Information technology has developed past its traditional focus on text-based data. The much-cited rapid growth of available
information has been accompanied by a diversification of information types. Multimedia data is rapidly becoming the predominant
form of information created, processed and distributed in many application domains.Multimedia data sets are characterized
by their heterogeneous nature and complex structure. Documents often combine of different modalities, for example video streams,
audio streams and textual information. Document content often features a pronounced temporal component, as in the case of
audio and video data. Multimedia documents frequently include rich semantic descriptors and complex structures of cross-modal,
inter- and intra-document references.
It is often not feasible to manually annotate such complex semantics, especially in the context of very large data sets. Various
automated methods for the extraction of semantic metadata have been proposed and evaluated. However, the capabilities of automatic
extraction are limited in terms of accuracy, performance and diversity of results. Visualisation techniques employ the vast
processing power of the human visual apparatus to quickly identify complex patterns in large amounts of data.
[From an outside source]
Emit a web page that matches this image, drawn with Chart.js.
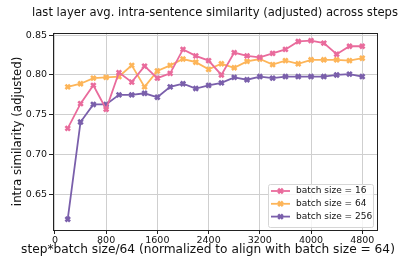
<!DOCTYPE html>
<html>
<head>
<meta charset="utf-8">
<script src="https://cdn.jsdelivr.net/npm/chart.js@4/dist/chart.umd.min.js"></script>
<style>
  html, body { margin: 0; padding: 0; background: #fff; }
  #wrap { width: 420px; height: 262px; }
</style>
</head>
<body>
<div id="wrap"><canvas id="simChart" width="420" height="262"></canvas></div>
<script>
const steps = [200, 400, 600, 800, 1000, 1200, 1400, 1600, 1800, 2000, 2200, 2400,
               2600, 2800, 3000, 3200, 3400, 3600, 3800, 4000, 4200, 4400, 4600, 4800];
const bs16 = [0.733, 0.764, 0.787, 0.757, 0.803, 0.791, 0.811, 0.796, 0.802, 0.832, 0.824, 0.818,
              0.800, 0.828, 0.824, 0.822, 0.827, 0.832, 0.842, 0.843, 0.840, 0.826, 0.836, 0.836];
const bs64 = [0.785, 0.789, 0.796, 0.797, 0.798, 0.812, 0.785, 0.805, 0.812, 0.820, 0.816, 0.807,
              0.814, 0.809, 0.817, 0.820, 0.813, 0.818, 0.814, 0.819, 0.819, 0.819, 0.818, 0.821];
const bs256 = [0.619, 0.741, 0.763, 0.763, 0.775, 0.775, 0.777, 0.772, 0.785, 0.789, 0.783, 0.787,
               0.790, 0.797, 0.794, 0.798, 0.796, 0.798, 0.798, 0.798, 0.798, 0.800, 0.801, 0.798];
const xTicks = [0, 800, 1600, 2400, 3200, 4000, 4800];
const yTicks = [0.65, 0.70, 0.75, 0.80, 0.85];
const seriesLabels = ['batch size = 16', 'batch size = 64', 'batch size = 256'];
const seriesColors = ['#e96b9c', '#fdb559', '#7a5fab'];
const chartTitle = 'last layer avg. intra-sentence similarity (adjusted) across steps';
const xTitle = 'step*batch size/64 (normalized to align with batch size = 64)';

const font = "'DejaVu Sans', sans-serif";

function series(i, values) {
    return {
        label: seriesLabels[i],
        data: steps.map((s, k) => ({ x: s, y: values[k] })),
        borderColor: seriesColors[i],
        backgroundColor: seriesColors[i],
        borderWidth: 1.8,
        pointStyle: 'crossRot',
        pointRadius: 3.2,
        pointBorderWidth: 2.6,
        pointHoverRadius: 3.2,
        tension: 0
    };
}

// matplotlib-style box, titles and in-plot legend
const framePlugin = {
    id: 'frame',
    afterDraw(chart) {
        const { ctx, chartArea: a } = chart;
        ctx.save();
        ctx.strokeStyle = '#222';
        ctx.lineWidth = 1;
        ctx.strokeRect(Math.round(a.left) + 0.5, Math.round(a.top) + 0.5,
            Math.round(a.right - a.left), Math.round(a.bottom - a.top));

        ctx.fillStyle = '#111';
        ctx.textAlign = 'center';
        ctx.textBaseline = 'middle';
        ctx.font = '11.6px ' + font;
        ctx.fillText(chartTitle, (a.left + a.right) / 2, 13);
        ctx.font = '12.2px ' + font;
        ctx.fillText(xTitle, 208, 250);

        const bx = 268.5, by = 184.5, bw = 105, bh = 43;
        ctx.fillStyle = 'rgba(255,255,255,0.8)';
        ctx.strokeStyle = '#d6d6d6';
        ctx.beginPath();
        ctx.roundRect(bx, by, bw, bh, 2);
        ctx.fill();
        ctx.stroke();
        ctx.font = '9px ' + font;
        ctx.textAlign = 'left';
        chart.data.datasets.forEach((ds, i) => {
            const y = 191 + i * 12.8;
            ctx.strokeStyle = ds.borderColor;
            ctx.lineWidth = 1.8;
            ctx.beginPath();
            ctx.moveTo(271, y);
            ctx.lineTo(290, y);
            ctx.stroke();
            ctx.lineWidth = 2.6;
            ctx.beginPath();
            ctx.moveTo(278.2, y - 2.3); ctx.lineTo(282.8, y + 2.3);
            ctx.moveTo(278.2, y + 2.3); ctx.lineTo(282.8, y - 2.3);
            ctx.stroke();
            ctx.fillStyle = '#111';
            ctx.fillText(ds.label, 296, y);
        });
        ctx.restore();
    }
};

new Chart(document.getElementById('simChart'), {
    type: 'line',
    data: {
        datasets: [series(0, bs16), series(1, bs64), series(2, bs256)]
    },
    options: {
        responsive: false,
        animation: false,
        layout: { padding: { left: 0, right: 43, top: 32.7, bottom: 0 } },
        scales: {
            x: {
                type: 'linear',
                min: -30,
                max: 5030,
                afterBuildTicks: s => { s.ticks = xTicks.map(v => ({ value: v })); },
                afterFit: s => { s.height = 32; },
                grid: { color: '#cfcfcf', lineWidth: 1, tickLength: 4, tickColor: '#222' },
                border: { display: false },
                ticks: {
                    color: '#111', font: { family: font, size: 9.5 }, padding: 1, maxRotation: 0,
                    callback: v => String(v)
                }
            },
            y: {
                min: 0.6055,
                max: 0.853,
                afterBuildTicks: s => { s.ticks = yTicks.map(v => ({ value: v })); },
                afterFit: s => { s.width = 53; },
                grid: { color: '#cfcfcf', lineWidth: 1, tickLength: 4, tickColor: '#222' },
                border: { display: false },
                ticks: {
                    color: '#111', font: { family: font, size: 9.5 }, padding: 2,
                    callback: v => v.toFixed(2)
                },
                title: {
                    display: true,
                    text: 'intra similarity (adjusted)',
                    color: '#111',
                    font: { family: font, size: 11.8 },
                    padding: { top: 11, bottom: 0 }
                }
            }
        },
        plugins: {
            legend: { display: false },
            tooltip: { enabled: false },
            title: { display: false }
        }
    },
    plugins: [framePlugin]
});
</script>
</body>
</html>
When combined
with machine processing capabilities, such techniques provide unparalleled means for gaining insight into large data sets
in general, and into multimedia data sets in particular.
The multi-faceted nature of multimedia documents has led to a variety of visual representations for navigating, analysing
and understanding of multimedia data sets. As each representation is specifically designed to address different aspects of
the data, innovative approaches combining several visualisations in a single coordinated interface had to be introduced. This
chapter presents a comparative discussion of selected multimedia visual representations and tools.